Il ne suffit pas de parler gascon, il faut aussi sauvegarder les sonorités des lieux, et ne pas céder aux modes francisantes ridicules."Lotissement des Géraniums", "Clos des Lilas", ... Tout ceci est ridicule et constitue une perte identitaire : c’est l’un des combats de Gasconha.com, et certainement pas un combat d’arrière-garde, comme le montrent les Aragonais.

Voir en ligne : El Gobierno de Aragón rebautiza los 160 tresmiles del Pirineo aragonés

Grans de sau

  • Soum de Ramond n’était pas le pire cependant, de notre point de vue :
    Wikipédia :
    « Côté espagnol ou aragonais, on nomme le sommet Pico Añisclo car il surplombe le Bal d’Añisclo.
    Côté français, le nom de Soum de Ramond a été donné en l’honneur de Louis Ramond de Carbonnières, père du pyrénéisme, Soum signifiant « sommet » en gascon bigourdan. C’est le pyrénéiste Franz Schrader qui en 1872 donnera ce nom au sommet non encore répertorié à l’époque. »
    Il y avait au moins le mot "Soum" !

    On a bien pire côté Pyrénées françaises, et même pour les simples lieux-dits qui, souvent gascons (quand ils ne sont pas vascons), sont souvent estropiés. Il suffit d’aller sur Géoportail avec notre bagage gascon pour voir les dégâts, ou au moins de nombreuses raisons d’insatisfaction.
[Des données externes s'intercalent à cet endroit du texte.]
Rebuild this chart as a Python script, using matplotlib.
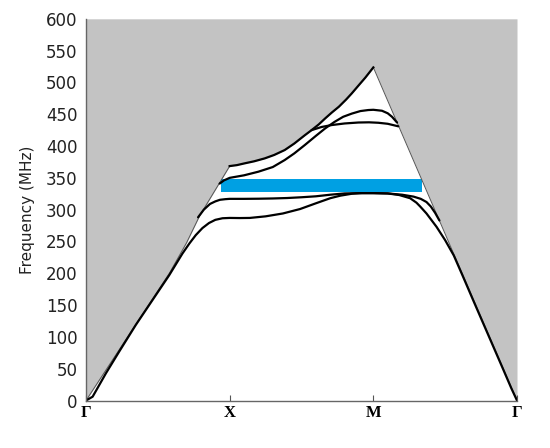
import numpy as np
import matplotlib
matplotlib.use('Agg')
import matplotlib.pyplot as plt

# high-symmetry path: Gamma=0, X=1, M=2, Gamma=3
sym_pos = [0, 1, 2, 3]
sym_labels = ['Γ', 'X', 'M', 'Γ']

# edge of the grey (radiating) region, MHz
light_x = [0.0, 0.35, 0.58, 0.70, 0.79, 1.0,
           1.05, 1.104, 1.17, 1.244, 1.31, 1.383, 1.45, 1.523, 1.57, 1.62, 1.665, 1.71,
           1.76, 1.81, 1.85, 1.9, 1.944, 2.0, 3.0]
light_f = [0.0, 121, 200, 248, 290, 368.5,
           370, 372.8, 376, 380.6, 386, 393.7, 404, 417, 425, 434, 443.5, 452.5,
           461.8, 473, 482.8, 496, 507.5, 523.6, 0.0]

# bands
band1_x = [0.0, 0.046, 0.139, 0.231, 0.347, 0.463, 0.579, 0.671, 0.72, 0.764, 0.81, 0.856, 0.9, 0.95, 1.0,
           1.07, 1.14, 1.25, 1.37, 1.49, 1.6, 1.7, 1.77, 1.85, 1.92, 2.0,
           2.1, 2.18, 2.256, 2.3, 2.326, 2.37, 2.44, 2.5, 2.56, 2.62, 2.7, 2.8, 2.9, 2.96, 3.0]
band1_f = [0.0, 6, 43, 77, 119, 158, 197, 231, 247, 260, 271, 279, 284, 286.5, 287,
           286.8, 287, 289.5, 294, 301, 310, 318, 322, 325, 326, 326,
           325.5, 323, 318, 311, 305, 294, 273, 252, 228, 197, 155, 103, 51, 19.5, 0.0]

band2_x = [0.78, 0.82, 0.863, 0.9, 0.932, 0.97, 1.0,
           1.1, 1.2, 1.3, 1.4, 1.5, 1.6, 1.7, 1.8, 1.9, 2.0,
           2.1, 2.2, 2.28, 2.33, 2.37, 2.4, 2.43, 2.46]
band2_f = [288, 300, 309, 313, 315.5, 316.5, 317,
           317, 317.2, 317.6, 318.3, 319.5, 321, 323.5, 325.5, 326, 326,
           325.5, 323.5, 320.5, 317, 312, 305, 295, 283]

band3_x = [0.93, 0.96, 1.0, 1.1, 1.2, 1.3, 1.383, 1.45, 1.523, 1.6, 1.665, 1.73, 1.79, 1.85,
           1.91, 1.965, 2.0, 2.06, 2.1, 2.13, 2.165]
band3_f = [341, 346, 350, 354, 359.7, 367, 378, 388.5, 401.6, 416, 427.8, 438, 446, 451,
           455, 456.6, 457, 455.5, 451.5, 446, 437]

band4_x = [1.57, 1.64, 1.71, 1.8, 1.896, 1.97, 2.035, 2.1, 2.174]
band4_f = [425, 430, 433, 435.5, 437, 437.3, 436.6, 435, 431]

# band gap
gap_x = [0.937, 2.336]
gap_f = [328, 348]

fig = plt.figure(figsize=(5.5, 4.48), dpi=100)
ax = fig.add_axes([0.1564, 0.106, 0.7836, 0.852])

ax.fill_between(light_x, light_f, 600, color='#c3c3c3', lw=0)
# thin outline of the grey region on the two slanted sides
ax.plot(light_x[:6], light_f[:6], color='#555555', lw=0.7)
ax.plot(light_x[-2:], light_f[-2:], color='#555555', lw=0.7)
# the X-M edge is drawn as a band line
ax.plot(light_x[5:-1], light_f[5:-1], color='black', lw=1.6)

ax.fill_between(gap_x, gap_f[0], gap_f[1], color='#00a0e3', lw=0)

for bx, bf in [(band1_x, band1_f), (band2_x, band2_f), (band3_x, band3_f), (band4_x, band4_f)]:
    ax.plot(bx, bf, color='black', lw=1.6, solid_capstyle='round', solid_joinstyle='round')

ax.set_xlim(0, 3)
ax.set_ylim(0, 600)
ax.set_yticks(np.arange(0, 601, 50))
ax.set_xticks(sym_pos)
ax.set_xticklabels(sym_labels, fontfamily='Liberation Serif', fontweight='bold', fontsize=12)
ax.tick_params(axis='y', length=0, labelsize=12, pad=6, labelcolor='#222222')
ax.tick_params(axis='x', direction='in', length=4, color='#555555', pad=3)
ax.set_ylabel('Frequency (MHz)', fontsize=11, color='#222222', labelpad=8)

for side in ['top', 'right']:
    ax.spines[side].set_visible(False)
for side in ['left', 'bottom']:
    ax.spines[side].set_color('#666666')
    ax.spines[side].set_linewidth(1.0)

fig.savefig('out.png', dpi=100)
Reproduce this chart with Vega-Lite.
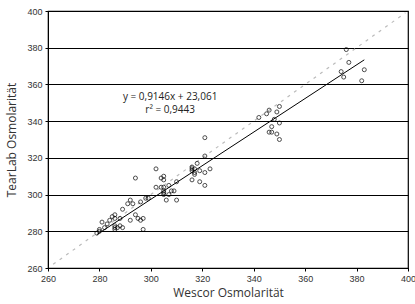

    Parmi elle, l’absence massive de l’article pyrénéen, qui pourtant est ici et là repérable grâce à notre sagacité : par exemple, pont de capdéralanne, 65710 Campan.
    Cap d’era lana (Bout de la lande)... Le nom n’est pas amoché, l’article pyrénéen y est, mais quand même, cette manière d’écrire tout collé le masque, c’est le contraire d’une graphie des lieux-dits qui ouvre au milieu, à la culture et à la langue locale !
    Ensuite, il y a bien pire encore. Mauvaises coupures, confusions...
    Rien qu’en restant près de mon pont de Capdéralanne, je vois déjà un "Pla des Chars" qui me parait suspect : d’Eishart ? Je vois la Coume d’Echarts (Coma d’Eisharts - là c’est clair) pas loin, qui confirme mon soupçon...
    Le nouvel Institut occitan fusionné va-t-il s’occuper de ce genre de choses ? Briga segur...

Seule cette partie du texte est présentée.